Brexit: a View from Across the Pond

Paula Fitzgerald | 16 Feb 2016 | US Perspective

By the end of 2017, the United Kingdom might not be a part of the European Union anymore. Aside from the far-reaching implications it could have for the UK itself and the rest of the EU, how would it affect the UK’s ‘special relationship’ with the United States from a trade and investment point of view?

Every day, the 28 member states of the EU and the US trade goods and services worth $2.7 billion at low negotiated import taxes, lower than those imposed on other countries outside these two blocs.

If the UK were to leave the EU, it would remove itself from the current US/EU trade framework, not to mention any of the other trade privileges that are due to come out of the Transatlantic Trade and Investment Partnership (TTIP). How would UK/US trade be affected?

Import taxes on British goods to America would almost certainly go up. Would American consumers still want to buy UK goods if they were more expensive? The US is Britain’s second biggest export market for cars for instance, where would it leave an only recently resurging British car industry if buying a Jaguar in the US was at a higher premium than its German, Italian and French competitors?

Could the UK renegotiate a bilateral trade deal with the US, similar to the way Norway and Switzerland achieved with the EU?

The answer to that question was made clear at the end of 2015. The US Trade Representative, Mike Froman, said that the US would not be open to negotiating a free trade agreement with the UK on its own; if the UK were to leave the EU, it would be subject to the same import taxes as any other country outside the US free trade networks, such as China, India or Brazil.

The risk that new trade barriers could arise from a Brexit should not be taken lightly, for the US is the UK’s largest export market, with exports twice that to Germany, it’s second largest. It would put the UK at a serious disadvantage.

As for investment, the US invests in the UK more than double what it invests in South America, the Middle East and Africa combined.
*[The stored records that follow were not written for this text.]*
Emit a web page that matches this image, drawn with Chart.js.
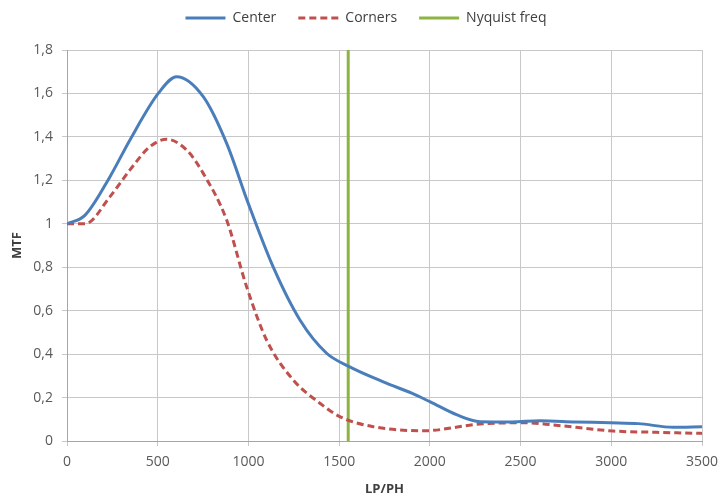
<!DOCTYPE html>
<html>
<head>
<meta charset="utf-8">
<script src="https://cdn.jsdelivr.net/npm/chart.js@4"></script>
<style>
  body { margin: 0; background: #fff; }
  #wrap { width: 720px; height: 501px; }
</style>
</head>
<body>
<div id="wrap"><canvas id="grafico"></canvas></div>
<script>
// dados (LP/PH x MTF)
const centroX = [0, 100, 237, 347, 503, 604, 751, 880, 999, 1137, 1284, 1431, 1550, 1750, 1900, 2000, 2150, 2276, 2450, 2607, 2800, 2992, 3150, 3340, 3500];
const centroY = [1.0, 1.04, 1.217, 1.386, 1.60, 1.677, 1.585, 1.37, 1.094, 0.80, 0.557, 0.404, 0.345, 0.27, 0.22, 0.181, 0.12, 0.089, 0.088, 0.093, 0.088, 0.084, 0.08, 0.063, 0.066];

const cantosX = [0, 100, 237, 347, 457, 549, 659, 751, 880, 990, 1100, 1247, 1394, 1504, 1688, 1964, 2276, 2533, 2680, 3011, 3250, 3500];
const cantosY = [1.0, 1.0, 1.125, 1.248, 1.355, 1.389, 1.34, 1.232, 1.017, 0.71, 0.465, 0.281, 0.174, 0.112, 0.066, 0.047, 0.078, 0.084, 0.074, 0.046, 0.04, 0.035];

const nyquistX = [1550, 1550];
const nyquistY = [0, 1.8];

const legendas = ["Center", "Corners", "Nyquist freq"];

function pontos(xs, ys) {
  let lista = [];
  for (let i = 0; i < xs.length; i++) {
    lista.push({ x: xs[i], y: ys[i] });
  }
  return lista;
}

const fonte = "'Open Sans', sans-serif";

// ajusta altura e posicao da legenda
const ajusteLegenda = {
  id: "ajusteLegenda",
  beforeInit(chart) {
    const fitOriginal = chart.legend.fit;
    chart.legend.fit = function () {
      fitOriginal.bind(chart.legend)();
      this.height = 50;
    };
  },
  beforeDraw(chart) {
    const leg = chart.legend;
    if (!leg._ajustado) {
      leg.left += 15;
      leg.right += 15;
      leg.top -= 11;
      leg.bottom -= 11;
      leg._ajustado = true;
    }
  },
};

new Chart(document.getElementById("grafico"), {
  type: "line",
  data: {
    datasets: [
      {
        label: legendas[0],
        data: pontos(centroX, centroY),
        borderColor: "#4a7ebb",
        borderWidth: 3,
        pointRadius: 0,
        cubicInterpolationMode: "monotone",
      },
      {
        label: legendas[1],
        data: pontos(cantosX, cantosY),
        borderColor: "#c0504d",
        borderWidth: 3,
        borderDash: [7, 4],
        pointRadius: 0,
        cubicInterpolationMode: "monotone",
      },
      {
        label: legendas[2],
        data: pontos(nyquistX, nyquistY),
        borderColor: "#8db442",
        borderWidth: 3,
        pointRadius: 0,
      },
    ],
  },
  options: {
    responsive: true,
    maintainAspectRatio: false,
    animation: false,
    layout: { padding: { top: 0, right: 18, left: 0, bottom: 0 } },
    plugins: {
      legend: {
        position: "top",
        labels: {
          usePointStyle: true,
          pointStyle: "line",
          pointStyleWidth: 40,
          boxHeight: 3,
          padding: 22,
          color: "#404040",
          font: { family: fonte, size: 14 },
          // linha tracejada na legenda do Corners
          generateLabels: function (chart) {
            const itens = Chart.defaults.plugins.legend.labels.generateLabels(chart);
            for (let i = 0; i < itens.length; i++) {
              const ds = chart.data.datasets[itens[i].datasetIndex];
              itens[i].strokeStyle = ds.borderColor;
              itens[i].lineWidth = 3;
              itens[i].lineDash = ds.borderDash || [];
            }
            return itens;
          },
        },
      },
      tooltip: { enabled: false },
    },
    scales: {
      x: {
        type: "linear",
        min: 0,
        max: 3500,
        afterFit: function (escala) {
          escala.height = 60;
          escala.paddingRight = 0;
        },
        ticks: {
          stepSize: 500,
          padding: 8,
          color: "#595959",
          font: { family: fonte, size: 14 },
          maxRotation: 0,
          callback: function (v) {
            return String(v);
          },
        },
        grid: { color: "#c8c8c8", tickLength: 5 },
        border: { color: "#a6a6a6" },
        title: { display: true, text: "LP/PH", color: "#404040", padding: { top: 2 }, font: { family: fonte, size: 13, weight: "bold" } },
      },
      y: {
        min: 0,
        max: 1.8,
        afterFit: function (escala) {
          escala.width = 67;
        },
        ticks: {
          stepSize: 0.2,
          padding: 9,
          color: "#595959",
          font: { family: fonte, size: 14 },
          callback: function (v) {
            return (Math.round(v * 10) / 10).toString().replace(".", ",");
          },
        },
        grid: { color: "#c8c8c8", tickLength: 5 },
        border: { color: "#a6a6a6" },
        title: { display: true, text: "MTF", color: "#404040", padding: { top: 9, bottom: 4 }, font: { family: fonte, size: 13, weight: "bold" } },
      },
    },
  },
  plugins: [ajusteLegenda],
});
</script>
</body>
</html>
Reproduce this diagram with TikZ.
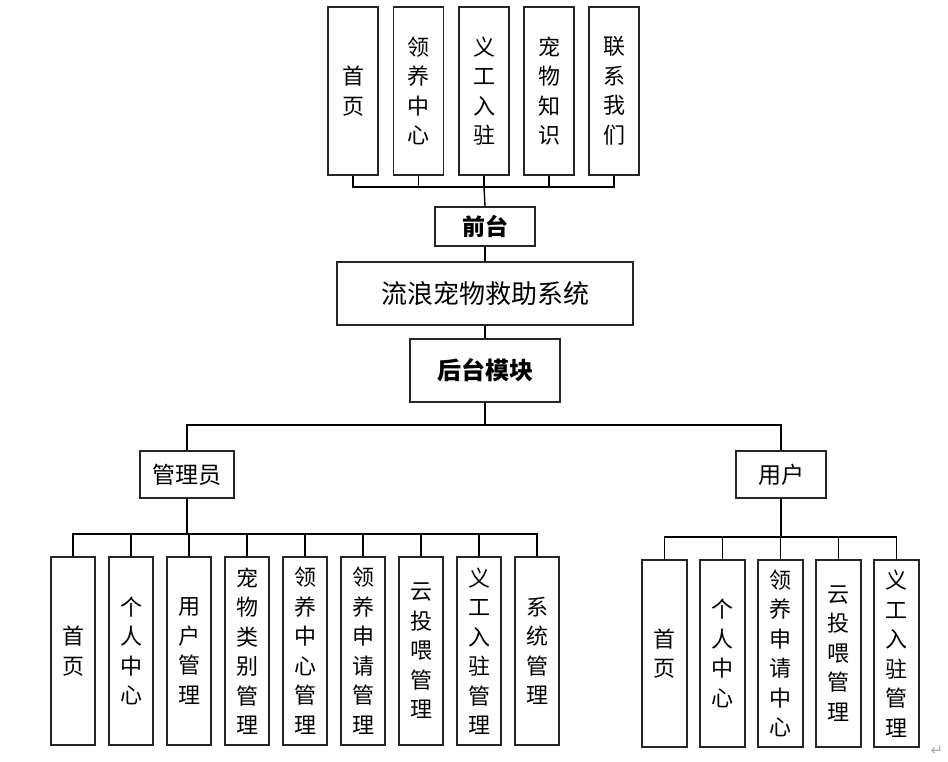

Thanks in part to a shared language, similar legal systems and economic policies; American companies have always preferred setting up their first European subsidiary in Britain before accessing other markets in the EU.

Hundreds of US financial institutions chose to set up in the City of London in the 1980s before accessing competing financial centers like Paris and Frankfurt.

Historically, the UK has served as a strategic gateway to the largest, wealthiest and most important foreign market to US multinationals: the European Union. And US businesses have invested billions of dollars into the UK on the premise that the UK would remain part of that market.

Whether those financial institutions and other US subsidiaries will want to stay in the City of London or the UK if the country does decide to leave the EU is a big question, and a question many American chief executives may be reflecting on in the months ahead. While the UK may not always have policies that chime exactly with the US investor wishes, they tend to be much more investor friendly than those produced in Brussels. The loss of the UK’s voice at the Brussels negotiating table could lead to Europe producing more regulation at odds with US investor preferences and, at worse, regulation that could target non EU businesses, such as those based in the UK. Previous attempts to require the clearing of certain Euro denominated financial products to take place in the Eurozone, for example, could resurface.  The UK would have less power to stop such regulation savaging the city of London and in turn US businesses involved in such transactions would have to move to the Eurozone if they wanted to keep the business.

What the future outside the EU would look like for the UK, or how it could affect the work we do here at OCO Global, is still unclear. What is clear however, is that on the day of the IN/OUT referendum, British voters may not just be voting on whether to leave their strategic alliances with the European Union, they could be voting to undermine their productive trade and investment alliances with the United States too.